A high water summer steelhead haunt on the Rogue River.
Fish this "wisp" of a fly just like you would a Steelhead Caddis.
The Steelhead CDC Caddis Emerger is a pattern I came up with several summers ago. It is an alternative to fishing the Steelhead Caddis for summer steelhead. Pattern comparing has shown me a very similar pattern for trout called the X-Caddis by Craig Mathews of Montana. My steelhead caddis pattern is for Rogue River steelhead and I recommend an appropriate hook style like a light wire salmon/steelhead iron. I’ve used Partridge Single Wilson Hooks as well as the very sharp Gamakatsu T10-3H hook. Another hook I like for this fly, while not of the up eye variety or light wire, is the Dai-Riki #270 natural bend nymph hook. I tie all the hooks in size #4. I’ve used smaller hook sizes, but for the sake of simplicity and the desire to not lose fish to a weak hook, I like the # 4’s. The end of summer through October is a good time to fish the Steelhead CDC Caddis Emerger. The orange poly shuck clearly matches the color and look of the natural shucks left on the rocks of the river by early Fall’s October Caddis flies.

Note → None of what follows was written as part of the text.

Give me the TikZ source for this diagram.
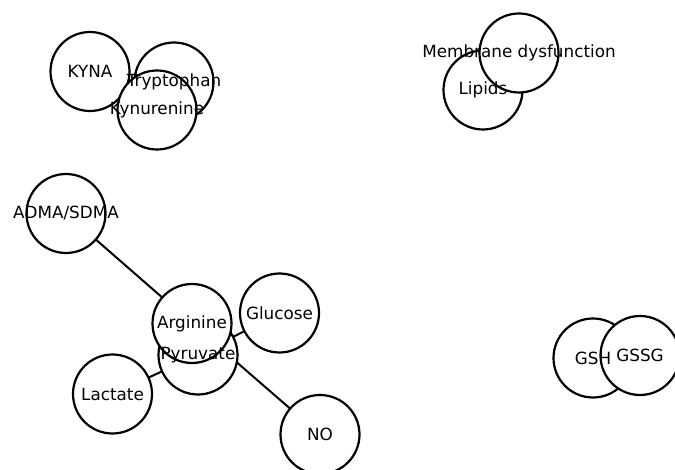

Bill McMillan's Steelhead Caddis, a good pattern for hot August on the Rogue.
During hot August days you can often dredge the bottom with offerings like the weighted Carpetbaggers and smaller nymphs and barely touch a trout. You know that there is fish holding, but for some reason they will not take those offerings that are presented to them down deep and dirty. I’ve found that more often than not, steelhead and cutthroat will be looking up. What I mean is that for some reason the fish will be more susceptible to a topside presentation. Swinging a regular wet fly like a Skunk or Silver Hilton is a good option. I’ve often elected to tie on a light fly like Bill McMillian’s Steelhead Caddis. The natural look of the fly inspires confidence. It nearly always fishes right on the surface. You can actually create a top surface disturbance with the fly by riffle hitching it to skate or plough a V wake through the water. What ever the fish see or maybe don’t really see I can’t imagine, but they do react. Sometimes a summer surface presentation is better than going deep for trout, cutthroat or wary Rogue River steelhead.